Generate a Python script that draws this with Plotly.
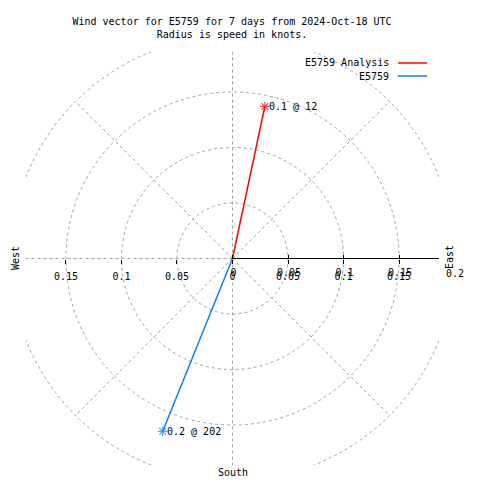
import math
import plotly.graph_objects as go

# ---- data ----
series_names = ["E5759 Analysis", "E5759"]
series_colors = ["#ff0000", "#0a80ff"]
wind_dir_deg = [12, 202]          # direction, degrees clockwise from north
wind_speed_kt = [0.14, 0.168]     # radius = speed in knots

x_tick_vals = [-0.15, -0.1, -0.05, 0, 0.05, 0.1, 0.15]
x_tick_text = ["0.15", "0.1", "0.05", "0", "0.05", "0.1", "0.15"]
r_tick_vals = [0, 0.05, 0.1, 0.15]
r_tick_text = ["0", "0.05", "0.1", "0.15"]
r_max_label = "0.2"
r_max = 0.2
grid_radii = [0.05, 0.1, 0.15, 0.2]
grid_angles = [0, 45, 90, 135, 180, 225, 270, 315]

title_lines = ["Wind vector for E5759 for 7 days from 2024-Oct-18 UTC",
               "Radius is speed in knots."]

# ---- layout constants (page body has an 8px margin) ----
OFF = 8
W = H = 480
# plot area on screen: x 26..439, y 52..465
ML, MT = 26 - OFF, 52 - OFF
MR, MB = W - (439 - OFF), H - (465 - OFF)
PW = W - ML - MR
PH = H - MT - MB
XMAX = 0.186
FONT = dict(family="DejaVu Sans Mono", size=10, color="black")
GRID = dict(color="#a0a0a0", width=1, dash="3px,3px")


def px_to_paper(px, py):
    """screen pixel -> paper fraction"""
    fx, fy = px - OFF, py - OFF
    return (fx - ML) / PW, (H - MB - fy) / PH


fig = go.Figure()

# vectors
for i, (name, col, d, s) in enumerate(zip(series_names, series_colors, wind_dir_deg, wind_speed_kt)):
    th = math.radians(d)
    vx, vy = s * math.sin(th), s * math.cos(th)
    fig.add_trace(go.Scatter(
        x=[0, vx], y=[0, vy], mode="lines+markers", name=name,
        xaxis="x" if i == 0 else "x2",
        line=dict(color=col, width=1.5),
        marker=dict(symbol=["circle", "asterisk-open"], size=[0, 8],
                    color=col, line=dict(color=col, width=1.2)),
        showlegend=False, hoverinfo="skip"))
    fig.add_annotation(x=vx, y=vy, xref="x", yref="y", text=f"{s:.1f} @ {d}",
                       showarrow=False, xanchor="left", yanchor="middle",
                       xshift=2, font=FONT)

shapes = []
# polar grid circles
for r in grid_radii:
    shapes.append(dict(type="circle", xref="x", yref="y", x0=-r, y0=-r, x1=r, y1=r,
                       line=GRID, layer="below"))
# radial grid lines
for a in grid_angles:
    t = math.radians(a)
    shapes.append(dict(type="line", xref="x", yref="y", x0=0, y0=0,
                       x1=r_max * math.sin(t), y1=r_max * math.cos(t),
                       line=GRID, layer="below"))
# r axis (solid black)
shapes.append(dict(type="line", xref="x", yref="y", x0=0, y0=0, x1=r_max, y1=0,
                   line=dict(color="black", width=1), layer="below"))

# legend (gnuplot style: text then sample line)
for i, (name, col) in enumerate(zip(series_names, series_colors)):
    py = 63 + 13 * i
    tx, ty = px_to_paper(391, py)
    l0, _ = px_to_paper(398, py)
    l1, _ = px_to_paper(427, py)
    fig.add_annotation(x=tx, y=ty, xref="paper", yref="paper", text=name,
                       showarrow=False, xanchor="right", yanchor="middle", font=FONT)
    shapes.append(dict(type="line", xref="paper", yref="paper", x0=l0, x1=l1, y0=ty, y1=ty,
                       line=dict(color=col, width=1.5)))

# compass labels
wx, wy = px_to_paper(15, 258)
fig.add_annotation(x=wx, y=wy, xref="paper", yref="paper", text="West", textangle=-90,
                   showarrow=False, xanchor="center", yanchor="middle", font=FONT)
ex, ey = px_to_paper(450, 257)
fig.add_annotation(x=ex, y=ey, xref="paper", yref="paper", text="East", textangle=-90,
                   showarrow=False, xanchor="center", yanchor="middle", font=FONT)
sx, sy = px_to_paper(233, 472)
fig.add_annotation(x=sx, y=sy, xref="paper", yref="paper", text="South",
                   showarrow=False, xanchor="center", yanchor="middle", font=FONT)
# r axis end label (outside plot range)
rx = (r_max + XMAX) / (2 * XMAX)
_, ry = px_to_paper(0, 273)
fig.add_annotation(x=rx, y=ry, xref="paper", yref="paper", text=r_max_label,
                   showarrow=False, xanchor="center", yanchor="middle", font=FONT)

fig.update_layout(
    width=W, height=H, margin=dict(l=ML, r=MR, t=MT, b=MB),
    paper_bgcolor="white", plot_bgcolor="white", showlegend=False,
    shapes=shapes,
    title=dict(text="<br>".join(title_lines), x=(232 - OFF) / W, xanchor="center",
               y=1 - 17 / H, yanchor="top", font=FONT),
    xaxis=dict(range=[-XMAX, XMAX], anchor="free", position=0.5,
               showgrid=False, zeroline=False, showline=False,
               tickvals=x_tick_vals, ticktext=x_tick_text,
               ticks="outside", ticklen=4, tickcolor="black", tickwidth=1,
               tickfont=FONT, ticklabelstandoff=4),
    xaxis2=dict(range=[-XMAX, XMAX], overlaying="x", anchor="free", position=0.5,
                showgrid=False, zeroline=False, showline=False,
                tickvals=r_tick_vals, ticktext=r_tick_text,
                ticks="inside", ticklen=4, tickcolor="black", tickwidth=1,
                tickfont=FONT, ticklabelstandoff=6, ticklabelshift=1),
    yaxis=dict(range=[-XMAX, XMAX], showgrid=False, zeroline=False, showline=False,
               showticklabels=False, ticks=""),
)

fig.write_html("out.html")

**Exercise instructions**:
Write out exactly the opening lines of the data, stopping after the line that holds "wind_speed_kt = [0.14, 0.168]". Exclude pictures.

**Worked solution**:
Generate a Python script that draws this with Plotly.
import math
import plotly.graph_objects as go

# ---- data ----
series_names = ["E5759 Analysis", "E5759"]
series_colors = ["#ff0000", "#0a80ff"]
wind_dir_deg = [12, 202]          # direction, degrees clockwise from north
wind_speed_kt = [0.14, 0.168]     # radius = speed in knots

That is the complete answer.